The quality of the dog describes the essential nature of dogs, the characteristics of a dog is used here to describe the dog’s traits, which may vary according to the particular dog. The dog’s breed, early socialization, responsiveness and reliability and love of work are characteristics that all contribute to make a good search dog.
- Breeds. Search and rescue dogs most commonly come from the herding, hunting, or working breeds or from mixed breeds with the characteristics of these groups in their bloodlines. The dog adult size and weight needs to be appropriate for the situations in which it is expected to work. In addition, dogs from these breed groups are generally predispose to working with people. This is important because the dog works directly with the handler, but also works hard to find strangers. Finally, when selecting a breed for search and rescue, a handler must be aware if his preferences. Compatibility is the key with close partnership, and handler should select a breed in which he can work well.
- Socialization. In addition to the stable temperament already mentioned, a search dog must be very well socialized. The dog will spend all of its working life among people, both familiar and unknown, so socialization must be a priority. Socializing a puppy can include taking it into stores where dogs are allowed, to playgrounds, parks, airports, dog shows, mall and other public places where the puppy can have safe contact with many people and dogs. It’s vital to give the dog in training a great deal of contact with children and other animals while maintaining its sense of security.
- Responsiveness and Reliability. Search dogs must be responsive to their handlers. When dogs are responsive to their handlers, they are reliable partners. Reliability means the behavior of the dog is consistent with the handler’s expectations in any situation. For example, people are often reported missing during bad weather, so it’s not unusual for a dog team to work during thunder and lightning storms. Under such conditions, the dog needs to stay calm. Listen to and remain with the handler, and go back to work after the storm passes. It’s important to train under diverse condition so that the dog team can learn to work efficiently in any unusual conditions.
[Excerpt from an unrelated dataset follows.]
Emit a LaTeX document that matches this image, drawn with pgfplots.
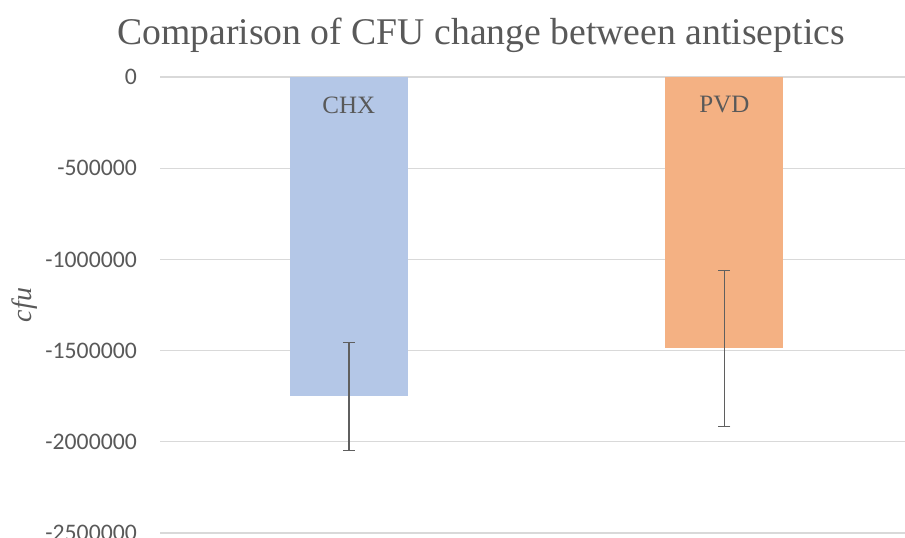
\documentclass[border=0pt]{standalone}
\usepackage{pgfplots}
\pgfplotsset{compat=1.18}
\usepackage{fontspec}
\setmainfont{Liberation Serif}
\newfontfamily\calibri{Carlito}
\definecolor{chx}{HTML}{B4C7E7}
\definecolor{pvd}{HTML}{F4B183}
\definecolor{txtgray}{HTML}{595959}
\definecolor{gridgray}{HTML}{D9D9D9}
\definecolor{errgray}{HTML}{5F5F5F}
\begin{document}
\begin{tikzpicture}
\useasboundingbox (0,0) rectangle (905pt,538pt);
\clip (0,0) rectangle (905pt,538pt);
\node[anchor=base, text=txtgray, inner sep=0pt] at (481pt,493pt)
  {\fontsize{37.7pt}{42pt}\selectfont Comparison of CFU change between antiseptics};
\begin{axis}[
  at={(160pt,5pt)}, anchor=south west,
  scale only axis, width=745pt, height=456pt,
  xmin=-0.503, xmax=1.481,
  ymin=-2500000, ymax=0,
  axis line style={draw=none},
  xtick=\empty,
  scaled y ticks=false,
  ytick={-2500000,-2000000,-1500000,-1000000,-500000,0},
  yticklabels={-2500000,-2000000,-1500000,-1000000,-500000,0},
  major tick length=0pt,
  ymajorgrids,
  grid style={color=gridgray, line width=1.2pt},
  yticklabel style={font=\calibri\fontsize{23.7pt}{26pt}\selectfont, text=txtgray, anchor=east, inner sep=0pt, xshift=-23pt},
  ylabel={\itshape cfu},
  ylabel style={font=\fontsize{28pt}{32pt}\selectfont, text=txtgray, at={(axis description cs:-0.182,0.5)}, anchor=center, rotate=0},
  clip=false,
]
\addplot[ybar, bar shift=0pt, bar width=0.314, fill=chx, draw=none,
  error bars/.cd, y dir=both, y explicit,
  error bar style={line width=1.3pt, color=errgray},
  error mark options={rotate=90, mark size=6pt, line width=1.3pt, color=errgray}]
  coordinates {(0,-1750000) +- (0,296000)};
\addplot[ybar, bar shift=0pt, bar width=0.314, fill=pvd, draw=none,
  error bars/.cd, y dir=both, y explicit,
  error bar style={line width=1.3pt, color=errgray},
  error mark options={rotate=90, mark size=6pt, line width=1.3pt, color=errgray}]
  coordinates {(1,-1487000) +- (0,428000)};
\node[text=txtgray, font=\fontsize{25pt}{28pt}\selectfont] at (axis cs:0,-153000) {CHX};
\node[text=txtgray, font=\fontsize{25pt}{28pt}\selectfont] at (axis cs:1,-153000) {PVD};
\end{axis}
\end{tikzpicture}
\end{document}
- Love of Work. One reason a good search dog continues to work under stress is that, quite simply, the dog loves to work. Anyone who has an opportunity to watch a search dog do what it’s trained to do immediately impress by the dog’s focus. A dog that loves to work does so willingly and happily and doesn’t need to be forced. Such dogs also work well under pressure and for extended periods of time. Search and rescue missions often last throughout the night and sometimes even days. For this reason alone, the dog needs to be eagerly anticipating working when it’s responding to a mission. The dogs love and desire to work is reinforced through positive training experiences and lots of play reward. Ideally, a search dog’s training is built on successful experiences and reward with praise, play and food.